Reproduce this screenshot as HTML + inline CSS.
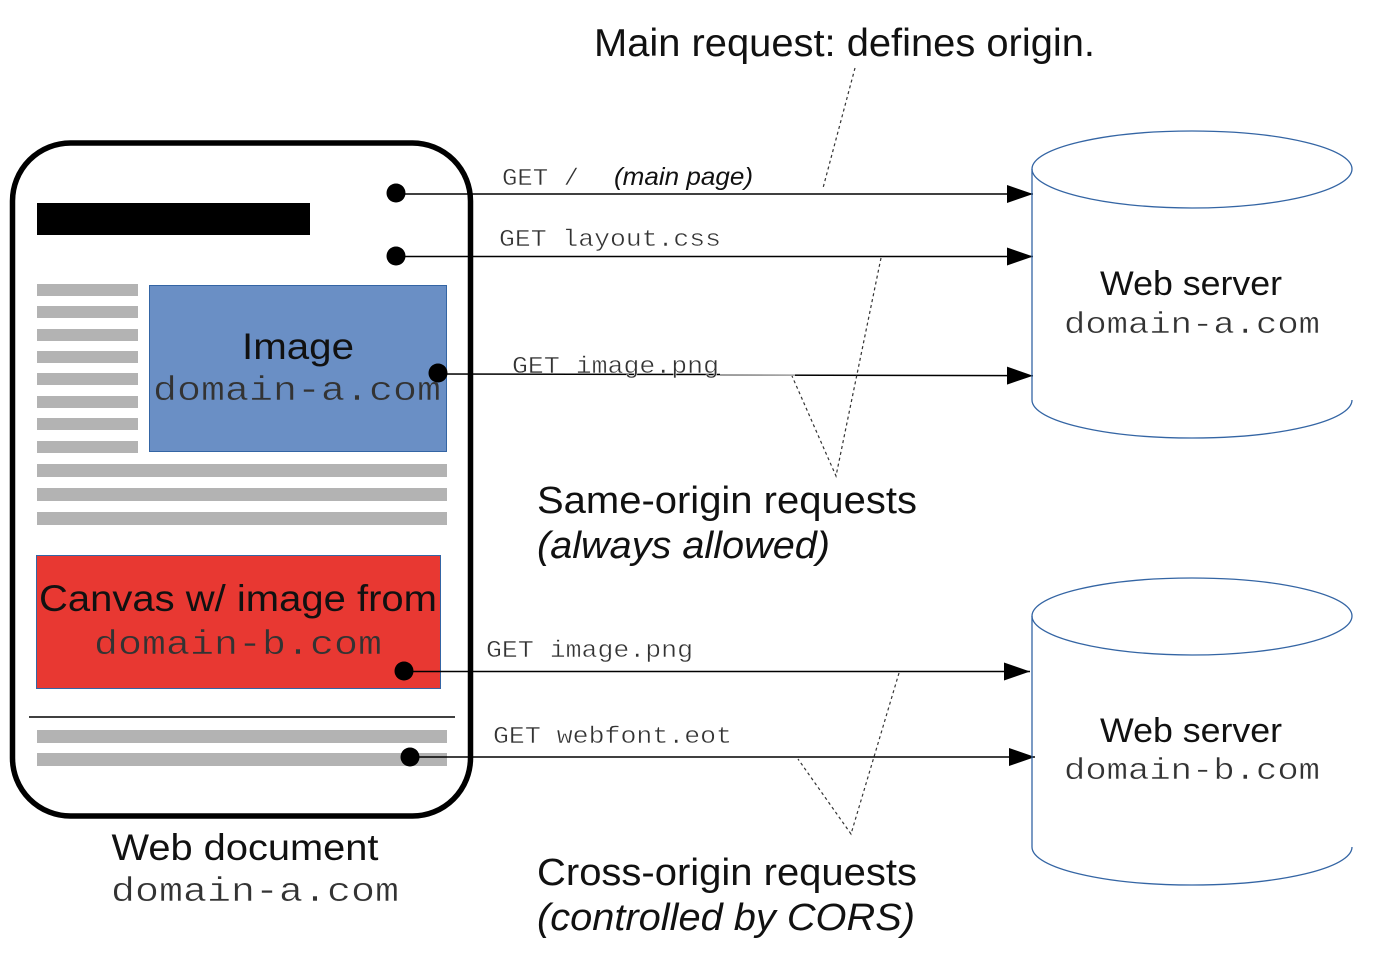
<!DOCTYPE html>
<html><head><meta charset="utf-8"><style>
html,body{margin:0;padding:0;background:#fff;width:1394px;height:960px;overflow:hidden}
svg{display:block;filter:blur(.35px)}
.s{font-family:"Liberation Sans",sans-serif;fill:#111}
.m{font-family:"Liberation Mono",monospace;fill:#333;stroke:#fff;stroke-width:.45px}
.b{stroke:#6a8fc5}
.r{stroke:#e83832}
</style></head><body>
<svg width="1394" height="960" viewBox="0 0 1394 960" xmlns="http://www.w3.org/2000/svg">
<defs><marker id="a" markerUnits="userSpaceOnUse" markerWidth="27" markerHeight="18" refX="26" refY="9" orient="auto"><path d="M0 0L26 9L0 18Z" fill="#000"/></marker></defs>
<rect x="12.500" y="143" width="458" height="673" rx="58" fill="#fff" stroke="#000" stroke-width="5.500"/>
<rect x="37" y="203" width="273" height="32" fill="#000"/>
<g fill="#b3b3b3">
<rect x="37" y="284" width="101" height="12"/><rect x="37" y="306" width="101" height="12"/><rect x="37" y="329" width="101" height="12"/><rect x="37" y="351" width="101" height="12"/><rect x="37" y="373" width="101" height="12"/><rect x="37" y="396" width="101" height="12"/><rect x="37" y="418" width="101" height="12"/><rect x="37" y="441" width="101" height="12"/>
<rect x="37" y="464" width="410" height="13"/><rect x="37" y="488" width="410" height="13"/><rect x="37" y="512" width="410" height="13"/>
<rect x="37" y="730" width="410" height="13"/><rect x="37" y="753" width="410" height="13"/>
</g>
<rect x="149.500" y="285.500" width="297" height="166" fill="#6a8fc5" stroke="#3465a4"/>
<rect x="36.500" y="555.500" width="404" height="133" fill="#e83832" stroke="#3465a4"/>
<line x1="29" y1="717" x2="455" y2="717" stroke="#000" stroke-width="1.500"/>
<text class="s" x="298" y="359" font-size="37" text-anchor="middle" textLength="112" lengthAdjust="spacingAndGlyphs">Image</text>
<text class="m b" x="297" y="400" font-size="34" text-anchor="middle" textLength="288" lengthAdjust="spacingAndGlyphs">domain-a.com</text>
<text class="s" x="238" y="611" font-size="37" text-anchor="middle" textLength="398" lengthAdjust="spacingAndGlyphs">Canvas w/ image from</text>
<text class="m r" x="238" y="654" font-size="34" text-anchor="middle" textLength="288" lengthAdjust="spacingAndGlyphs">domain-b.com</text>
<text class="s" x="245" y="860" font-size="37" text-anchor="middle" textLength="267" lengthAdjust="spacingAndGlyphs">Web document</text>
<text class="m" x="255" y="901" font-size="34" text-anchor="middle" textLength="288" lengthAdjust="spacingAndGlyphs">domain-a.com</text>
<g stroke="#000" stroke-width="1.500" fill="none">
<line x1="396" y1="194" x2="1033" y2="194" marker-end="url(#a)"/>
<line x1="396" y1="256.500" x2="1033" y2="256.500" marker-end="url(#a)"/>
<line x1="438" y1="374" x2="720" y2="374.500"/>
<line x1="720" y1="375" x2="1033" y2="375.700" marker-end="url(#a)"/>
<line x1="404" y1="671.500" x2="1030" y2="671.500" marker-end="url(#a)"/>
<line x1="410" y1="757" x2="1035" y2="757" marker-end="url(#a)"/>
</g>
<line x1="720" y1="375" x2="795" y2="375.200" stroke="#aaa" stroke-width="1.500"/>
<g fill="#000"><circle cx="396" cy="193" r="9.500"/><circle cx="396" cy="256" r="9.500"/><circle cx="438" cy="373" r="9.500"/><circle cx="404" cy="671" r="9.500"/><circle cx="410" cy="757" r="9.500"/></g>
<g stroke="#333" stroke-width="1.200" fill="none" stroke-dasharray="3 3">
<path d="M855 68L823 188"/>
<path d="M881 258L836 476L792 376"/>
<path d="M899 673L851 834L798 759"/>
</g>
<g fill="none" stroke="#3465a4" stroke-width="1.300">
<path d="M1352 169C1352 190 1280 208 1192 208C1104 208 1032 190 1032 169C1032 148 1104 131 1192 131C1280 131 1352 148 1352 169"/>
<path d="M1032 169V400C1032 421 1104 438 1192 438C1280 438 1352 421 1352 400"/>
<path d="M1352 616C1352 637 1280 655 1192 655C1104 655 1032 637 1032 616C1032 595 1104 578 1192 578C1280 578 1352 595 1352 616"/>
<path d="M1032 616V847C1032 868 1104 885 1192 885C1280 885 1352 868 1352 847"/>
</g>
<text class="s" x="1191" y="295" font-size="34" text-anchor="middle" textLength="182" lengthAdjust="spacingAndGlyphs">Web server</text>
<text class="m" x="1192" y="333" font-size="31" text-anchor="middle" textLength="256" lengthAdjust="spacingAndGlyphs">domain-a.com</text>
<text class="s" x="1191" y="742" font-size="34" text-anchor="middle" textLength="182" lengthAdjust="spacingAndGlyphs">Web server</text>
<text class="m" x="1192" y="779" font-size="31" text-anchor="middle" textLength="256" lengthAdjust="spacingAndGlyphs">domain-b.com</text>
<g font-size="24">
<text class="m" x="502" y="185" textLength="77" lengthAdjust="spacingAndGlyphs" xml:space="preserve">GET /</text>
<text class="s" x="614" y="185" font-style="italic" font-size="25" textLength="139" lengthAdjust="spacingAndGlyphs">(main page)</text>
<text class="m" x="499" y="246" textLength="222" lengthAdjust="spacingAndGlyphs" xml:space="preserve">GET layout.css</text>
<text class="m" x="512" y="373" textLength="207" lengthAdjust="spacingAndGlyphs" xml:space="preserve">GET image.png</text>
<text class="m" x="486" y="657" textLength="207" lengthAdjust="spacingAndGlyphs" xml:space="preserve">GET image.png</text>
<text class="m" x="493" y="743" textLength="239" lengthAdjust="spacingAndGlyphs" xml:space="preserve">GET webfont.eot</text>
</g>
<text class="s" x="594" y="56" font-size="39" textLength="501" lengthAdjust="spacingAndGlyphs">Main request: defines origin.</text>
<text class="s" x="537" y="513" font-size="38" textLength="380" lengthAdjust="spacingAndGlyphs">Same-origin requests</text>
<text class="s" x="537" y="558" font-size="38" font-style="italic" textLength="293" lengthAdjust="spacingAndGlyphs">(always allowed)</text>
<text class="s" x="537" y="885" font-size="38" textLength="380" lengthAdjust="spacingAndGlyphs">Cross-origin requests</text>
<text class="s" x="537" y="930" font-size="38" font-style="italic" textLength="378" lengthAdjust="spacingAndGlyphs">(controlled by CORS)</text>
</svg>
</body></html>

- What is expected -
Quote the data above in full, leaving out the pictures it holds.

- Correct answer -
Reproduce this screenshot as HTML + inline CSS.
<!DOCTYPE html>
<html><head><meta charset="utf-8"><style>
html,body{margin:0;padding:0;background:#fff;width:1394px;height:960px;overflow:hidden}
svg{display:block;filter:blur(.35px)}
.s{font-family:"Liberation Sans",sans-serif;fill:#111}
.m{font-family:"Liberation Mono",monospace;fill:#333;stroke:#fff;stroke-width:.45px}
.b{stroke:#6a8fc5}
.r{stroke:#e83832}
</style></head><body>
<svg width="1394" height="960" viewBox="0 0 1394 960" xmlns="http://www.w3.org/2000/svg">
<defs><marker id="a" markerUnits="userSpaceOnUse" markerWidth="27" markerHeight="18" refX="26" refY="9" orient="auto"><path d="M0 0L26 9L0 18Z" fill="#000"/></marker></defs>
<rect x="12.500" y="143" width="458" height="673" rx="58" fill="#fff" stroke="#000" stroke-width="5.500"/>
<rect x="37" y="203" width="273" height="32" fill="#000"/>
<g fill="#b3b3b3">
<rect x="37" y="284" width="101" height="12"/><rect x="37" y="306" width="101" height="12"/><rect x="37" y="329" width="101" height="12"/><rect x="37" y="351" width="101" height="12"/><rect x="37" y="373" width="101" height="12"/><rect x="37" y="396" width="101" height="12"/><rect x="37" y="418" width="101" height="12"/><rect x="37" y="441" width="101" height="12"/>
<rect x="37" y="464" width="410" height="13"/><rect x="37" y="488" width="410" height="13"/><rect x="37" y="512" width="410" height="13"/>
<rect x="37" y="730" width="410" height="13"/><rect x="37" y="753" width="410" height="13"/>
</g>
<rect x="149.500" y="285.500" width="297" height="166" fill="#6a8fc5" stroke="#3465a4"/>
<rect x="36.500" y="555.500" width="404" height="133" fill="#e83832" stroke="#3465a4"/>
<line x1="29" y1="717" x2="455" y2="717" stroke="#000" stroke-width="1.500"/>
<text class="s" x="298" y="359" font-size="37" text-anchor="middle" textLength="112" lengthAdjust="spacingAndGlyphs">Image</text>
<text class="m b" x="297" y="400" font-size="34" text-anchor="middle" textLength="288" lengthAdjust="spacingAndGlyphs">domain-a.com</text>
<text class="s" x="238" y="611" font-size="37" text-anchor="middle" textLength="398" lengthAdjust="spacingAndGlyphs">Canvas w/ image from</text>
<text class="m r" x="238" y="654" font-size="34" text-anchor="middle" textLength="288" lengthAdjust="spacingAndGlyphs">domain-b.com</text>
<text class="s" x="245" y="860" font-size="37" text-anchor="middle" textLength="267" lengthAdjust="spacingAndGlyphs">Web document</text>
<text class="m" x="255" y="901" font-size="34" text-anchor="middle" textLength="288" lengthAdjust="spacingAndGlyphs">domain-a.com</text>
<g stroke="#000" stroke-width="1.500" fill="none">
<line x1="396" y1="194" x2="1033" y2="194" marker-end="url(#a)"/>
<line x1="396" y1="256.500" x2="1033" y2="256.500" marker-end="url(#a)"/>
<line x1="438" y1="374" x2="720" y2="374.500"/>
<line x1="720" y1="375" x2="1033" y2="375.700" marker-end="url(#a)"/>
<line x1="404" y1="671.500" x2="1030" y2="671.500" marker-end="url(#a)"/>
<line x1="410" y1="757" x2="1035" y2="757" marker-end="url(#a)"/>
</g>
<line x1="720" y1="375" x2="795" y2="375.200" stroke="#aaa" stroke-width="1.500"/>
<g fill="#000"><circle cx="396" cy="193" r="9.500"/><circle cx="396" cy="256" r="9.500"/><circle cx="438" cy="373" r="9.500"/><circle cx="404" cy="671" r="9.500"/><circle cx="410" cy="757" r="9.500"/></g>
<g stroke="#333" stroke-width="1.200" fill="none" stroke-dasharray="3 3">
<path d="M855 68L823 188"/>
<path d="M881 258L836 476L792 376"/>
<path d="M899 673L851 834L798 759"/>
</g>
<g fill="none" stroke="#3465a4" stroke-width="1.300">
<path d="M1352 169C1352 190 1280 208 1192 208C1104 208 1032 190 1032 169C1032 148 1104 131 1192 131C1280 131 1352 148 1352 169"/>
<path d="M1032 169V400C1032 421 1104 438 1192 438C1280 438 1352 421 1352 400"/>
<path d="M1352 616C1352 637 1280 655 1192 655C1104 655 1032 637 1032 616C1032 595 1104 578 1192 578C1280 578 1352 595 1352 616"/>
<path d="M1032 616V847C1032 868 1104 885 1192 885C1280 885 1352 868 1352 847"/>
</g>
<text class="s" x="1191" y="295" font-size="34" text-anchor="middle" textLength="182" lengthAdjust="spacingAndGlyphs">Web server</text>
<text class="m" x="1192" y="333" font-size="31" text-anchor="middle" textLength="256" lengthAdjust="spacingAndGlyphs">domain-a.com</text>
<text class="s" x="1191" y="742" font-size="34" text-anchor="middle" textLength="182" lengthAdjust="spacingAndGlyphs">Web server</text>
<text class="m" x="1192" y="779" font-size="31" text-anchor="middle" textLength="256" lengthAdjust="spacingAndGlyphs">domain-b.com</text>
<g font-size="24">
<text class="m" x="502" y="185" textLength="77" lengthAdjust="spacingAndGlyphs" xml:space="preserve">GET /</text>
<text class="s" x="614" y="185" font-style="italic" font-size="25" textLength="139" lengthAdjust="spacingAndGlyphs">(main page)</text>
<text class="m" x="499" y="246" textLength="222" lengthAdjust="spacingAndGlyphs" xml:space="preserve">GET layout.css</text>
<text class="m" x="512" y="373" textLength="207" lengthAdjust="spacingAndGlyphs" xml:space="preserve">GET image.png</text>
<text class="m" x="486" y="657" textLength="207" lengthAdjust="spacingAndGlyphs" xml:space="preserve">GET image.png</text>
<text class="m" x="493" y="743" textLength="239" lengthAdjust="spacingAndGlyphs" xml:space="preserve">GET webfont.eot</text>
</g>
<text class="s" x="594" y="56" font-size="39" textLength="501" lengthAdjust="spacingAndGlyphs">Main request: defines origin.</text>
<text class="s" x="537" y="513" font-size="38" textLength="380" lengthAdjust="spacingAndGlyphs">Same-origin requests</text>
<text class="s" x="537" y="558" font-size="38" font-style="italic" textLength="293" lengthAdjust="spacingAndGlyphs">(always allowed)</text>
<text class="s" x="537" y="885" font-size="38" textLength="380" lengthAdjust="spacingAndGlyphs">Cross-origin requests</text>
<text class="s" x="537" y="930" font-size="38" font-style="italic" textLength="378" lengthAdjust="spacingAndGlyphs">(controlled by CORS)</text>
</svg>
</body></html>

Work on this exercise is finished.